Validé apporte un vent de fraîcheur et d’onirisime dans cette ambiance lourde. Ce qui séduit dès le premier épisode est sans nul doute le réalisme de la série : profondément ancrée dans son temps tout en s’inscrivant dans la grande fresque du rap français. Gastambide multiplie habilement les angles et pose les jalons dès les premières minutes avec une entrée dans un « Planète Rap », émission phare de Fred de Skyrock, que connaissent tous les amateurs de rap français, aficionados comme saisonniers. Le décor est bien planté.

Une immersion réaliste dans le rap game

Des guests de la vraie scène hip hop se succèdent au fil des épisodes dans leurs propres rôles : on rencontre des anciens (Kool Shen, DJ Abdel, Mac Tyer, Soprano…) mais aussi certains poids lourds de la scène actuelle, comme Lacrim et Ninho.

Signe de la qualité de la série, ce milieu si réfractaire et soucieux de maîtriser l’image souvent écornée dans les médians mainstream est présent dans tous les épisodes.

Ce tour de force doit sans doute beaucoup à la figure de Gastambide. Lui, le fan de rap de la première heure (il a dressé le chien du légendaire clip de la Mafia K1fry « Pour ceux »), a su être gage de confiance pour mettre à la même tout ce beau monde.
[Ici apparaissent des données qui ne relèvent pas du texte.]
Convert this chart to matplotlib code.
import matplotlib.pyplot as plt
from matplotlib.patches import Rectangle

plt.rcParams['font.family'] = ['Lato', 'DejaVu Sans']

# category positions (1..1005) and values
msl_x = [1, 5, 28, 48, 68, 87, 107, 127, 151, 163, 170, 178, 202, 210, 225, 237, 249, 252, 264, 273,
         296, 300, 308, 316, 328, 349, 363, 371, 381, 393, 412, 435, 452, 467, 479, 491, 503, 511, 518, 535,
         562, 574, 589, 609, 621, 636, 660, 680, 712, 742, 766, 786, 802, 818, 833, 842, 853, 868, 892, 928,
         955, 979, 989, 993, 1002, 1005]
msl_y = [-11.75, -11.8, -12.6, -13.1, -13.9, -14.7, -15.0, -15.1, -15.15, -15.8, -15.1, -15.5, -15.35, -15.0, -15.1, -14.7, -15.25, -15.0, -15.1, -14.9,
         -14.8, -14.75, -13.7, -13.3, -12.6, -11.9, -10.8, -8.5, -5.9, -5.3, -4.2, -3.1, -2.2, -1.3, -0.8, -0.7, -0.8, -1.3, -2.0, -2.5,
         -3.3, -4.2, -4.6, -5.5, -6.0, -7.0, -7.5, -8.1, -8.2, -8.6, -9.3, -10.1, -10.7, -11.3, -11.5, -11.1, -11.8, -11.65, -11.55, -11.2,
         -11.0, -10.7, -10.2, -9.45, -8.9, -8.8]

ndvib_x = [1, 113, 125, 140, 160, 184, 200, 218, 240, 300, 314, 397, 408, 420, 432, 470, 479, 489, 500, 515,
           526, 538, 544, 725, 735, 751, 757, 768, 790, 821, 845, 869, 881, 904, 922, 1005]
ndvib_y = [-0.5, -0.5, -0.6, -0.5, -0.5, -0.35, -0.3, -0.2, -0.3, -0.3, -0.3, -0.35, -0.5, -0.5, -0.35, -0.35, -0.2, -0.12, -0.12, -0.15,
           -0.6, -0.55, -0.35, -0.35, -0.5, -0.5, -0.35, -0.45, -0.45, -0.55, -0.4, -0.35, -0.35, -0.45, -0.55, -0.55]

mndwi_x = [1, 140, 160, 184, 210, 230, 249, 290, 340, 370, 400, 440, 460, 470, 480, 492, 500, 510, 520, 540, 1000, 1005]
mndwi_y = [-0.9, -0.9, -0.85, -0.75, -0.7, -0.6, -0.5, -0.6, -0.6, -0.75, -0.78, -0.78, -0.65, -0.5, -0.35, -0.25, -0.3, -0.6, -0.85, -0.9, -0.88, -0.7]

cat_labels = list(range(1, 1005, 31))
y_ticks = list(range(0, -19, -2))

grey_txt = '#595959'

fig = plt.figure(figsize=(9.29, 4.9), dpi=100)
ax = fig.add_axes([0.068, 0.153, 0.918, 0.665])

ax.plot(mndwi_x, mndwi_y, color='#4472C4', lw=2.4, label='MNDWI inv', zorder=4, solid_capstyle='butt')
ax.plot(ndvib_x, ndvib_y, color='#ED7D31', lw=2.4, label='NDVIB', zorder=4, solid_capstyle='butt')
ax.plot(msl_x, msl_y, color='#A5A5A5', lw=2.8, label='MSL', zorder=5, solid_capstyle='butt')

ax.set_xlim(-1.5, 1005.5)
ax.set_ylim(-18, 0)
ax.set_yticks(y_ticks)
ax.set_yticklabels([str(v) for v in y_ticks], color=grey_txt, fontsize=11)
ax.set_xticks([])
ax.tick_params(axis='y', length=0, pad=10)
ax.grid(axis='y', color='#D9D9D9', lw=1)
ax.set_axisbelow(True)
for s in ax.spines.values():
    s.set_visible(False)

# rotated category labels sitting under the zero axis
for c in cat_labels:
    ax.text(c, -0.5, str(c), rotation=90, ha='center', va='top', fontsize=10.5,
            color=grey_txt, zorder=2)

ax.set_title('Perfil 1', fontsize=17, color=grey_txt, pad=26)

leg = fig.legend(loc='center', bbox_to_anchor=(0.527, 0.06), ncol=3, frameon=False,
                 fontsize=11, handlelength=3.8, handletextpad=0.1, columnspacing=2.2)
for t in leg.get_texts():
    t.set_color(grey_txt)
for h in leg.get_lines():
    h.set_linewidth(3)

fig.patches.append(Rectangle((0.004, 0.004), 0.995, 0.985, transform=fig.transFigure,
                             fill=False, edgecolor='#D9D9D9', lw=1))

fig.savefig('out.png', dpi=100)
Le téléspectateur est aussi amené à faire un tour dans l’arrière-boutique du rap, du côté des commerciaux avec les maisons de disques aux intérêts parfois divergents de ceux des artistes (non sans rappeler un certain NWA). L’univers des majors est un thème central de la série et s’inscrit pleinement dans le dilemme d’un art historiquement subversif : réussir à quel prix ?
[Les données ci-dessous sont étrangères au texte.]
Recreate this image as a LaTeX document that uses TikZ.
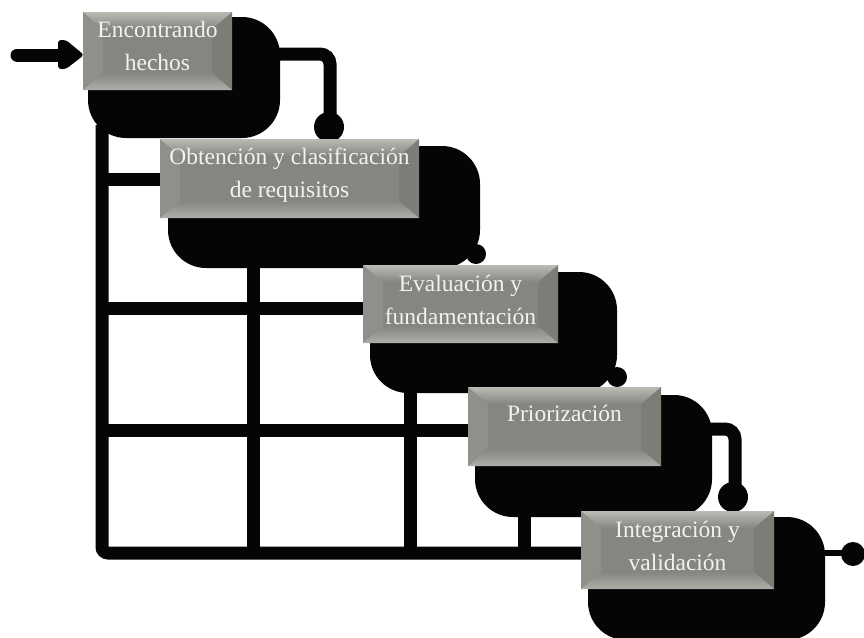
\documentclass[tikz,border=0pt]{standalone}
\usepackage{fontspec}
\setmainfont{Liberation Serif}
\usetikzlibrary{calc}
\definecolor{bevtop}{HTML}{BBBAB5}
\definecolor{bevmid}{HTML}{878580}
\definecolor{bevleft}{HTML}{918F8A}
\definecolor{bevright}{HTML}{7E7C77}
\definecolor{bevbot}{HTML}{AFAEA9}
\definecolor{inktext}{HTML}{F2F2EE}
\definecolor{ink}{HTML}{050505}
\tikzset{
  blob/.style={fill=ink,draw=none,rounded corners=38pt},
  wire/.style={draw=ink,line width=13pt},
  thinwire/.style={draw=ink,line width=6pt},
  dot/.style={circle,fill=ink,draw=none,inner sep=0pt},
  label/.style={text=inktext,align=center,font=\fontsize{23.5}{33}\selectfont,inner sep=0pt}
}
% name, x1, y1, x2, y2, text, text y
\newcommand{\bevelbox}[7]{%
  \coordinate (#1nw) at (#2,#3);
  \coordinate (#1se) at (#4,#5);
  \coordinate (#1ne) at (#4,#3);
  \coordinate (#1sw) at (#2,#5);
  \coordinate (#1inw) at ($(#1nw)+(20,17)$);
  \coordinate (#1ine) at ($(#1ne)+(-20,17)$);
  \coordinate (#1ise) at ($(#1se)+(-20,-17)$);
  \coordinate (#1isw) at ($(#1sw)+(20,-17)$);
  \fill[bevmid] (#1nw) rectangle (#1se);
  \fill[bevleft] (#1nw) -- (#1inw) -- (#1isw) -- (#1sw) -- cycle;
  \fill[bevright] (#1ne) -- (#1ine) -- (#1ise) -- (#1se) -- cycle;
  \shade[top color=bevtop,bottom color=bevmid] (#1nw) -- (#1ne) -- (#1ine) -- (#1inw) -- cycle;
  \shade[top color=bevmid,bottom color=bevbot] (#1isw) -- (#1ise) -- (#1se) -- (#1sw) -- cycle;
  \node[label] (#1) at ($(#2,#7)!0.5!(#4,#7)$) {#6};
}
\begin{document}
\begin{tikzpicture}[x=1pt,y=-1pt]
\useasboundingbox (0,0) rectangle (864,637);
\fill[white] (0,0) rectangle (864,637);
% drop-shadow blobs
\fill[blob] (88,17) -- (280,17) -- (280,138) -- (88,138) -- cycle;
\fill[blob] (168,146) -- (480,146) -- (480,268) -- (168,268) -- cycle;
\fill[blob] (370,272) -- (617,272) -- (617,393) -- (370,393) -- cycle;
\fill[blob] (475,395) -- (712,395) -- (712,517) -- (475,517) -- cycle;
\fill[blob] (588,517) -- (825,517) -- (825,640) -- (588,640) -- cycle;
% named junctions
\coordinate (tr) at (102,125);
\coordinate (corner) at (102,553);
\coordinate (j2) at (165,179);
\coordinate (j3) at (368,308);
\coordinate (j4) at (473,430);
\coordinate (j5) at (586,553);
\coordinate (v2) at (253,262);
\coordinate (v3) at (410,388);
\coordinate (v4) at (524,512);
\coordinate (in) at (17,55);
\coordinate (inend) at (70,55);
\coordinate (o1) at (275,54);
\coordinate (d1) at (330,125);
\coordinate (o4) at (708,429);
\coordinate (d4) at (735,495);
\coordinate (o5) at (820,553);
\coordinate (d5) at (853,553);
% grid
\draw[wire,rounded corners=6pt] (tr) -- (corner) -- (j5);
\draw[wire] (j2 -| tr) -- (j2);
\draw[wire] (j3 -| tr) -- (j3);
\draw[wire] (j4 -| tr) -- (j4);
\draw[wire] (v2) -- (v2 |- corner);
\draw[wire] (v3) -- (v3 |- corner);
\draw[wire] (v4) -- (v4 |- corner);
% connectors and end blobs
\draw[wire,line cap=round] (in) -- (inend);
\fill[ink,rounded corners=3pt] (58,40) -- (66,40) -- (84,55) -- (66,69) -- (58,69) -- cycle;
\draw[wire,rounded corners=10pt] (o1) -- (o1 -| d1) -- (d1);
\node[dot,minimum size=30pt] (e1) at (329,127) {};
\node[dot,minimum size=20pt] (e2) at (476,254) {};
\node[dot,minimum size=20pt] (e3) at (617,377) {};
\draw[wire,rounded corners=10pt] (o4) -- (o4 -| d4) -- (d4);
\node[dot,minimum size=30pt] (e4) at (733,497) {};
\draw[thinwire] (o5) -- (d5);
\node[dot,minimum size=24pt] (e5) at (853,554) {};
% boxes
\bevelbox{b1}{83}{12}{232}{90}{Encontrando\\hechos}{46}
\bevelbox{b2}{160}{139}{419}{218}{Obtención y clasificación\\de requisitos}{175}
\bevelbox{b3}{363}{265}{558}{343}{Evaluación y\\fundamentación}{300}
\bevelbox{b4}{468}{387}{661}{466}{Priorización}{413}
\bevelbox{b5}{581}{511}{774}{589}{Integración y\\validación}{546}
\end{tikzpicture}
\end{document}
Les épisodes jonglent entre studios, radios (Skyrock, Mouv), médias tendances (TPMP, Konbini) et réseaux sociaux : tout y passe si bien que l’expérience télévisuelle du spectateur est peu différente de son expérience quotidienne en tant qu’auditeur et consommateur de rap, d’où un ancrage dans la réalité efficace. A cela s’ajoute un angle quasi « docu-fiction » sur le processus de fabrication de hits ou d’albums.

Toute ressemblance avec des personnages connus…

La série est loin de se résumer à un joli décor : depuis l’avènement et le triomphe des séries, la recette des programmes addictifs repose avant tout sur un scénario convaincant et, là aussi, Validé remplit le cahier des charges.

Gastambide propose habilement de suivre le trio formé autour d’Apash avec son cousin à la blague facile, Brahim (Brahim Bouhlel), et son apprenti manager William (Saïdou Camara). La trame principale reste assez classique en plongeant dans le quotidien du néo-rappeur qui enfonce les portes les unes après les autres par son talent incontestable. En toile de fond, on retrouve les rivalités internes qui minent tout milieu exposé, plus particulièrement le rap et sa bataille d’égos.

C’est là qu’intervient la figure de Mastar. Ce mastodonte du milieu – qui n’est pas sans rappeler un certain rappeur tatoué présent depuis plus de 20 ans dans le milieu – voit d’un mauvais œil le rappeur novice à la plume et au verbe assassin. Le synopsis aurait pu tomber dans les poncifs habituels du genre mais Gastambide a subtilement joué la carte de la multiplication des sous-intrigues autour du rap : des problèmes familiaux de Clément à la vie de quartiers en passant par les histoires de trafic : Validé avance à un rythme effréné tout en conservant sa cohérence d’ensemble.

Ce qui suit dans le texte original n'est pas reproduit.